— BEGIN Records shown —

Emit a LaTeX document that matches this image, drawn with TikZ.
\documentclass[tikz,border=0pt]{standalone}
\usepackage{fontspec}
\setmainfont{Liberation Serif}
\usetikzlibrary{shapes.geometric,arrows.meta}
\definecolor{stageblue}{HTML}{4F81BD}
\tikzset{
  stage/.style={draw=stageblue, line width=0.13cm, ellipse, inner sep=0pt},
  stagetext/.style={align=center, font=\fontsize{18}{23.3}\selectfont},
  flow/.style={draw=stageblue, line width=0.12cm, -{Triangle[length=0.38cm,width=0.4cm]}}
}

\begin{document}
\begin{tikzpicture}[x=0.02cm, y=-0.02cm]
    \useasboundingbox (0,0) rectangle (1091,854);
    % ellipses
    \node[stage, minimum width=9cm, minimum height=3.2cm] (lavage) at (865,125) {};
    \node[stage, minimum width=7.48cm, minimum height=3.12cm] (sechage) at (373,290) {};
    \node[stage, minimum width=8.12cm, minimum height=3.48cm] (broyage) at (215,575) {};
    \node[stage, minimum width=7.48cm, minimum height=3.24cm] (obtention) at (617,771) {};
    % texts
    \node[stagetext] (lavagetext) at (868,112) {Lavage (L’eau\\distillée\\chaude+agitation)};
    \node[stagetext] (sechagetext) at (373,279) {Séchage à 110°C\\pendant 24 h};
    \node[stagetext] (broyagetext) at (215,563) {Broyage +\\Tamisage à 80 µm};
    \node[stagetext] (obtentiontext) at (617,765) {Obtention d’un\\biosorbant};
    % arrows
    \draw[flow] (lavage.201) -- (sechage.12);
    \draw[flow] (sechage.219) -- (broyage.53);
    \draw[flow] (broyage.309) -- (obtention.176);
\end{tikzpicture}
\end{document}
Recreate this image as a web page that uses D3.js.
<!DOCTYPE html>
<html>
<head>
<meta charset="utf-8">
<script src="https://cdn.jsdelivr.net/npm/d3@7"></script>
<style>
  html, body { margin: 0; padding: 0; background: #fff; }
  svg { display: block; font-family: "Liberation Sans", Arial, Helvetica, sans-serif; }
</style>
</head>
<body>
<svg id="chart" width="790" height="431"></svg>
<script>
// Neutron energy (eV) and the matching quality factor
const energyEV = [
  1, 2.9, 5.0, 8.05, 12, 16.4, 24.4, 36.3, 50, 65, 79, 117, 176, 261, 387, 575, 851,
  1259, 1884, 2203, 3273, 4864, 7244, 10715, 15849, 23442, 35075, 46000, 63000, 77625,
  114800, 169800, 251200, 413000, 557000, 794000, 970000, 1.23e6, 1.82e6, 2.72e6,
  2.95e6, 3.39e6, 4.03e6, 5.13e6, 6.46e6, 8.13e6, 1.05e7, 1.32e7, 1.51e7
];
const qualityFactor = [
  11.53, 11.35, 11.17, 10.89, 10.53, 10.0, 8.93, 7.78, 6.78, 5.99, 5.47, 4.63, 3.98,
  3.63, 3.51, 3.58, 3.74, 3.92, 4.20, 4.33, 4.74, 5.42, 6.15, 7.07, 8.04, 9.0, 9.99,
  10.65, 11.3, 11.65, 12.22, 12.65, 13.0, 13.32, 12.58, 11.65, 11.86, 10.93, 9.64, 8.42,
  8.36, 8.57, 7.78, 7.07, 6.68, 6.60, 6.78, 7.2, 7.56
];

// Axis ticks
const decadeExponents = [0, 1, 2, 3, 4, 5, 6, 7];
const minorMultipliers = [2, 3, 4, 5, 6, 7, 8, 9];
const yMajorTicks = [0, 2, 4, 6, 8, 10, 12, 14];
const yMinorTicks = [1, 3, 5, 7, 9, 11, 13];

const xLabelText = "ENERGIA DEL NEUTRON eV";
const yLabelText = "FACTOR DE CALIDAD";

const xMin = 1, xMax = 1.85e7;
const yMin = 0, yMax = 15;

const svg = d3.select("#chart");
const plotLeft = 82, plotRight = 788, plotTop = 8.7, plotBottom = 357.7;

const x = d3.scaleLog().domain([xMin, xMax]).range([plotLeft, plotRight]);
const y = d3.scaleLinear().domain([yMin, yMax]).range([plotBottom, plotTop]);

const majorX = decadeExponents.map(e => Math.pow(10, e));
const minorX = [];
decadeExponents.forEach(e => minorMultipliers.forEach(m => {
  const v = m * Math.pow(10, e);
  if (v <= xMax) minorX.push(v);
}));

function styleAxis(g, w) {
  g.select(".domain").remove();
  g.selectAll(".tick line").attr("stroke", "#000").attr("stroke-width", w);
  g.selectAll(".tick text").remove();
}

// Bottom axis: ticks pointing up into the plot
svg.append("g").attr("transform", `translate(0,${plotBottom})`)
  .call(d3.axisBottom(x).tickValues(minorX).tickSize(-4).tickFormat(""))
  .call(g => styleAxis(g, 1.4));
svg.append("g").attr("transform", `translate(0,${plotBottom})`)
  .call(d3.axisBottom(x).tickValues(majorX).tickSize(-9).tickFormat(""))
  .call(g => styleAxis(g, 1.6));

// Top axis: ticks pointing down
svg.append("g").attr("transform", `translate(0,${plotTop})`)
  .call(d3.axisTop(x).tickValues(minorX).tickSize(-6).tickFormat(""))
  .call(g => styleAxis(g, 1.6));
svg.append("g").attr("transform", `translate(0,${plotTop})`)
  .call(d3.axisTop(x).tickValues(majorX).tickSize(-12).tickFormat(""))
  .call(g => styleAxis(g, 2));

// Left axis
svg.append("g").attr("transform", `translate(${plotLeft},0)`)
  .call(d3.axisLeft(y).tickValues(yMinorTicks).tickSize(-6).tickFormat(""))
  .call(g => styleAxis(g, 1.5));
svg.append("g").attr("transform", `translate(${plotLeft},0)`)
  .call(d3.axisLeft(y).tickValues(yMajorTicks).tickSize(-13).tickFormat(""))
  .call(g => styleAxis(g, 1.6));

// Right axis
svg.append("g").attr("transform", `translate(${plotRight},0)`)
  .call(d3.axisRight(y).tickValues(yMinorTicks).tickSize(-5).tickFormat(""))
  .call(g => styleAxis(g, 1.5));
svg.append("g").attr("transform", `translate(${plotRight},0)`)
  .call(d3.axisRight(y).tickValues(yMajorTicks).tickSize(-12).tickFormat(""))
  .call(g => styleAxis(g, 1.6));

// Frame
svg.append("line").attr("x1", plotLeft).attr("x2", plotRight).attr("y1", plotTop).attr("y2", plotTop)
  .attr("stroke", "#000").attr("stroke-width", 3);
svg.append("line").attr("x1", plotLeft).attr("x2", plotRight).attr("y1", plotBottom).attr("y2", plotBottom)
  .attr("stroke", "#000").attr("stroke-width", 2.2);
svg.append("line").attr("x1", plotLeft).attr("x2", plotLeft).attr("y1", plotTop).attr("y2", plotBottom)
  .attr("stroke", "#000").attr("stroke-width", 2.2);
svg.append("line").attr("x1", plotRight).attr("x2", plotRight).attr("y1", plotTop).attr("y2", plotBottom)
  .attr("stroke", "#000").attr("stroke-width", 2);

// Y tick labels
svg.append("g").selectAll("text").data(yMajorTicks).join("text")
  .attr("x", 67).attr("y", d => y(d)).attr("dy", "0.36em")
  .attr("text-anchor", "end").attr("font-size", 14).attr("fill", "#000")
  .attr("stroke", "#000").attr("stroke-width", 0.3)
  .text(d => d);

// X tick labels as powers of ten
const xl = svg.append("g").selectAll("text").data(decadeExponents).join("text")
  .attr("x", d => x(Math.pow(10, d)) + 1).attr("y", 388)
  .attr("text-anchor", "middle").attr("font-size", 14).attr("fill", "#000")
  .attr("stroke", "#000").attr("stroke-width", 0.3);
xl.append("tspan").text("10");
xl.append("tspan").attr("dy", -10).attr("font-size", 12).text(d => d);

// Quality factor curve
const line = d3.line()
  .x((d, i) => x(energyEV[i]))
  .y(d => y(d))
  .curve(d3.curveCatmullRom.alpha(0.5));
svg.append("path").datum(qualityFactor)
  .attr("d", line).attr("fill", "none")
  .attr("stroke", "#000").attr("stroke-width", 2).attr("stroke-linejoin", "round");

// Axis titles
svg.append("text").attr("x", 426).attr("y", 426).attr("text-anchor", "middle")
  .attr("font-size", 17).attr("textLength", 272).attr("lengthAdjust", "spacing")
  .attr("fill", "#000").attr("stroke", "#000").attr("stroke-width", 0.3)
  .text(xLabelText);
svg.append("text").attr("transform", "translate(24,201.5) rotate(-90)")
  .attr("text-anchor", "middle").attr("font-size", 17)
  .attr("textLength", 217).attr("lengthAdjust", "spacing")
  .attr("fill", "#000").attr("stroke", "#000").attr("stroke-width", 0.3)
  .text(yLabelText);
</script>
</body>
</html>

— END Records shown —
— BEGIN Records shown —

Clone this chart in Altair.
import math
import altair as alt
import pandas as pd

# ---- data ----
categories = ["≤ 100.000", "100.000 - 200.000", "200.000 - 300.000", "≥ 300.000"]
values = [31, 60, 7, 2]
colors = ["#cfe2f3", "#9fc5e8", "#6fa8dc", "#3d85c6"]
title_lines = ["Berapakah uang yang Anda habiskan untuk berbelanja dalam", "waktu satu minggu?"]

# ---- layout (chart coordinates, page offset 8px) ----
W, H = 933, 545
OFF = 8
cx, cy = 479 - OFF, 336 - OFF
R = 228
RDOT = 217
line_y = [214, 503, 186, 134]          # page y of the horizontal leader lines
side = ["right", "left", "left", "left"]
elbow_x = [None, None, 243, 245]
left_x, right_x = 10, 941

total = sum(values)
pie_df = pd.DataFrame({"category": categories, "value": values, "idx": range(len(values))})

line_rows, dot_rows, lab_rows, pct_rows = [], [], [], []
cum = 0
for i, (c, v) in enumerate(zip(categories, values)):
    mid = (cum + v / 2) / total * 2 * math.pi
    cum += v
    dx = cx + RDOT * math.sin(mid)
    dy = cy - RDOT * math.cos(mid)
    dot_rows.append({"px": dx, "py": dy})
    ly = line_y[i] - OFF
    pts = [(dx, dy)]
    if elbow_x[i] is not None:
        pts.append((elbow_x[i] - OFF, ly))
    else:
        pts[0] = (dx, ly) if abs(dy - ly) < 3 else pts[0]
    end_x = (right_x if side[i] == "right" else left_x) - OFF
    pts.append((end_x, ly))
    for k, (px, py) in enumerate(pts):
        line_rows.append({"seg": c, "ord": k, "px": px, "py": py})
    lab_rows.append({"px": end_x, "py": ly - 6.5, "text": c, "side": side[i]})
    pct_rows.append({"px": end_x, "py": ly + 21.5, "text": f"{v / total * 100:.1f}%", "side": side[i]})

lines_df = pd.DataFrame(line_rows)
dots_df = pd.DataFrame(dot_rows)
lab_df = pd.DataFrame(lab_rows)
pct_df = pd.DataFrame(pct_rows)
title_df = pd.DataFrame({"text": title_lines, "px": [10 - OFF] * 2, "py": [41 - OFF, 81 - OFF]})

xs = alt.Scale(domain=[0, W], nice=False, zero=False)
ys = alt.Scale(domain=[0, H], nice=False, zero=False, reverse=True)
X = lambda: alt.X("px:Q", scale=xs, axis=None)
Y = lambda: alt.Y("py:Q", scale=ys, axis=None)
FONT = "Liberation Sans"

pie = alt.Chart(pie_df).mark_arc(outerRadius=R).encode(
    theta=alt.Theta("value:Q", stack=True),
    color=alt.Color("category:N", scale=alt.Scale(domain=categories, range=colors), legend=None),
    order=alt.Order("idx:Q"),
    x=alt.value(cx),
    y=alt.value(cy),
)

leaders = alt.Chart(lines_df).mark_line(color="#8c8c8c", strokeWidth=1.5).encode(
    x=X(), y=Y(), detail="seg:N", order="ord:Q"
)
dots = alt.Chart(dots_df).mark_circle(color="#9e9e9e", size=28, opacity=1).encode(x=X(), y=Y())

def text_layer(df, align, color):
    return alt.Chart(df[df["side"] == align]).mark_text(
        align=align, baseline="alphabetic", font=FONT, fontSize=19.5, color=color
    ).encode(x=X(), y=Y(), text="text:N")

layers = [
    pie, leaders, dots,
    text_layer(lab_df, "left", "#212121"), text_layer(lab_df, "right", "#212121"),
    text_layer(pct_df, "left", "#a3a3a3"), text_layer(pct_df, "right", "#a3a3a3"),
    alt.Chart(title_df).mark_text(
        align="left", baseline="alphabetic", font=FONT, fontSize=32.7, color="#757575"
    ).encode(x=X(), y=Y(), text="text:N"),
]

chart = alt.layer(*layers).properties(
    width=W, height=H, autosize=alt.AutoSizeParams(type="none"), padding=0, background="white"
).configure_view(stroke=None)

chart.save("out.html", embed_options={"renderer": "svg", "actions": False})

— END Records shown —

**Task instructions:**
Consider the entries above and return each line with the string "that".

**Task result:**
Emit a LaTeX document that matches this image, drawn with TikZ.
Recreate this image as a web page that uses D3.js.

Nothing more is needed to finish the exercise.